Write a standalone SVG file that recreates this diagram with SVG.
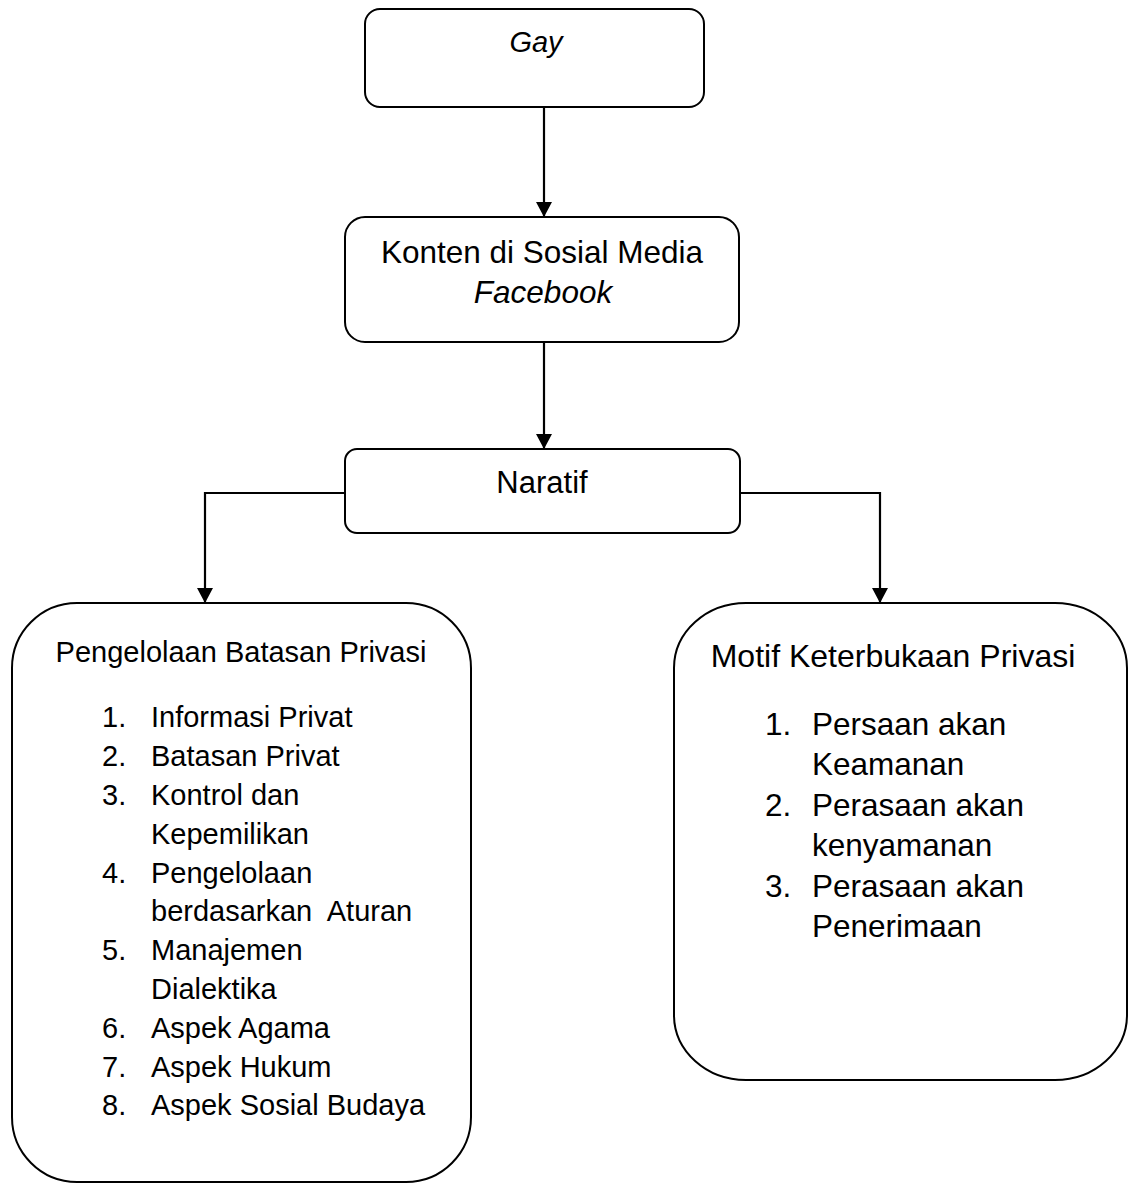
<svg xmlns="http://www.w3.org/2000/svg" width="1128" height="1183" viewBox="0 0 1128 1183">
<style>
.box{fill:#fff;stroke:#000;stroke-width:2}
.t{font-family:"Liberation Sans",Arial,sans-serif;fill:#000}
.c{fill:none;stroke:#000;stroke-width:2.2}
</style>
<defs>
<marker id="ah" viewBox="0 0 15 16" refX="15" refY="8" markerWidth="15" markerHeight="16" markerUnits="userSpaceOnUse" orient="auto">
<path d="M0,0 L15,8 L0,16 Z" fill="#000"/>
</marker>
</defs>
<rect width="1128" height="1183" fill="#fff"/>
<g id="connectors">
<line class="c" x1="544" y1="107" x2="544" y2="217" marker-end="url(#ah)"/>
<line class="c" x1="544" y1="342" x2="544" y2="449" marker-end="url(#ah)"/>
<polyline class="c" points="345,493 205,493 205,603" marker-end="url(#ah)"/>
<polyline class="c" points="740,493 880,493 880,603" marker-end="url(#ah)"/>
</g>
<g id="node-gay">
<rect class="box" x="365" y="9" width="339" height="98" rx="15" ry="15"/>
<text class="t" x="536" y="52" font-size="29" font-style="italic" text-anchor="middle">Gay</text>
</g>
<g id="node-konten">
<rect class="box" x="345" y="217" width="394" height="125" rx="20" ry="20"/>
<text class="t" x="542" y="263" font-size="31.5" text-anchor="middle">Konten di Sosial Media</text>
<text class="t" x="543" y="303" font-size="31.5" font-style="italic" text-anchor="middle">Facebook</text>
</g>
<g id="node-naratif">
<rect class="box" x="345" y="449" width="395" height="84" rx="12" ry="12"/>
<text class="t" x="542" y="493" font-size="31" text-anchor="middle">Naratif</text>
</g>
<g id="node-pengelolaan">
<rect class="box" x="12" y="603" width="459" height="579" rx="65" ry="65"/>
<text class="t" x="241" y="662" font-size="29" text-anchor="middle">Pengelolaan Batasan Privasi</text>
<g class="t" font-size="29">
<text x="102" y="727">1.</text><text x="151" y="727">Informasi Privat</text>
<text x="102" y="766">2.</text><text x="151" y="766">Batasan Privat</text>
<text x="102" y="805">3.</text><text x="151" y="805">Kontrol dan</text>
<text x="151" y="844">Kepemilikan</text>
<text x="102" y="883">4.</text><text x="151" y="883">Pengelolaan</text>
<text x="151" y="921" xml:space="preserve">berdasarkan  Aturan</text>
<text x="102" y="960">5.</text><text x="151" y="960">Manajemen</text>
<text x="151" y="999">Dialektika</text>
<text x="102" y="1038">6.</text><text x="151" y="1038">Aspek Agama</text>
<text x="102" y="1077">7.</text><text x="151" y="1077">Aspek Hukum</text>
<text x="102" y="1115">8.</text><text x="151" y="1115">Aspek Sosial Budaya</text>
</g>
</g>
<g id="node-motif">
<rect class="box" x="674" y="603" width="453" height="477" rx="72" ry="65"/>
<text class="t" x="893" y="667" font-size="32" text-anchor="middle">Motif Keterbukaan Privasi</text>
<g class="t" font-size="31.5">
<text x="765" y="735">1.</text><text x="812" y="735">Persaan akan</text>
<text x="812" y="775">Keamanan</text>
<text x="765" y="816">2.</text><text x="812" y="816">Perasaan akan</text>
<text x="812" y="856">kenyamanan</text>
<text x="765" y="897">3.</text><text x="812" y="897">Perasaan akan</text>
<text x="812" y="937">Penerimaan</text>
</g>
</g>
</svg>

## CHALLENGE
Leave the pictures out and copy the rest of the data exactly.

## RESULT FOR THIS TASK
Write a standalone SVG file that recreates this diagram with SVG.
<svg xmlns="http://www.w3.org/2000/svg" width="1128" height="1183" viewBox="0 0 1128 1183">
<style>
.box{fill:#fff;stroke:#000;stroke-width:2}
.t{font-family:"Liberation Sans",Arial,sans-serif;fill:#000}
.c{fill:none;stroke:#000;stroke-width:2.2}
</style>
<defs>
<marker id="ah" viewBox="0 0 15 16" refX="15" refY="8" markerWidth="15" markerHeight="16" markerUnits="userSpaceOnUse" orient="auto">
<path d="M0,0 L15,8 L0,16 Z" fill="#000"/>
</marker>
</defs>
<rect width="1128" height="1183" fill="#fff"/>
<g id="connectors">
<line class="c" x1="544" y1="107" x2="544" y2="217" marker-end="url(#ah)"/>
<line class="c" x1="544" y1="342" x2="544" y2="449" marker-end="url(#ah)"/>
<polyline class="c" points="345,493 205,493 205,603" marker-end="url(#ah)"/>
<polyline class="c" points="740,493 880,493 880,603" marker-end="url(#ah)"/>
</g>
<g id="node-gay">
<rect class="box" x="365" y="9" width="339" height="98" rx="15" ry="15"/>
<text class="t" x="536" y="52" font-size="29" font-style="italic" text-anchor="middle">Gay</text>
</g>
<g id="node-konten">
<rect class="box" x="345" y="217" width="394" height="125" rx="20" ry="20"/>
<text class="t" x="542" y="263" font-size="31.5" text-anchor="middle">Konten di Sosial Media</text>
<text class="t" x="543" y="303" font-size="31.5" font-style="italic" text-anchor="middle">Facebook</text>
</g>
<g id="node-naratif">
<rect class="box" x="345" y="449" width="395" height="84" rx="12" ry="12"/>
<text class="t" x="542" y="493" font-size="31" text-anchor="middle">Naratif</text>
</g>
<g id="node-pengelolaan">
<rect class="box" x="12" y="603" width="459" height="579" rx="65" ry="65"/>
<text class="t" x="241" y="662" font-size="29" text-anchor="middle">Pengelolaan Batasan Privasi</text>
<g class="t" font-size="29">
<text x="102" y="727">1.</text><text x="151" y="727">Informasi Privat</text>
<text x="102" y="766">2.</text><text x="151" y="766">Batasan Privat</text>
<text x="102" y="805">3.</text><text x="151" y="805">Kontrol dan</text>
<text x="151" y="844">Kepemilikan</text>
<text x="102" y="883">4.</text><text x="151" y="883">Pengelolaan</text>
<text x="151" y="921" xml:space="preserve">berdasarkan  Aturan</text>
<text x="102" y="960">5.</text><text x="151" y="960">Manajemen</text>
<text x="151" y="999">Dialektika</text>
<text x="102" y="1038">6.</text><text x="151" y="1038">Aspek Agama</text>
<text x="102" y="1077">7.</text><text x="151" y="1077">Aspek Hukum</text>
<text x="102" y="1115">8.</text><text x="151" y="1115">Aspek Sosial Budaya</text>
</g>
</g>
<g id="node-motif">
<rect class="box" x="674" y="603" width="453" height="477" rx="72" ry="65"/>
<text class="t" x="893" y="667" font-size="32" text-anchor="middle">Motif Keterbukaan Privasi</text>
<g class="t" font-size="31.5">
<text x="765" y="735">1.</text><text x="812" y="735">Persaan akan</text>
<text x="812" y="775">Keamanan</text>
<text x="765" y="816">2.</text><text x="812" y="816">Perasaan akan</text>
<text x="812" y="856">kenyamanan</text>
<text x="765" y="897">3.</text><text x="812" y="897">Perasaan akan</text>
<text x="812" y="937">Penerimaan</text>
</g>
</g>
</svg>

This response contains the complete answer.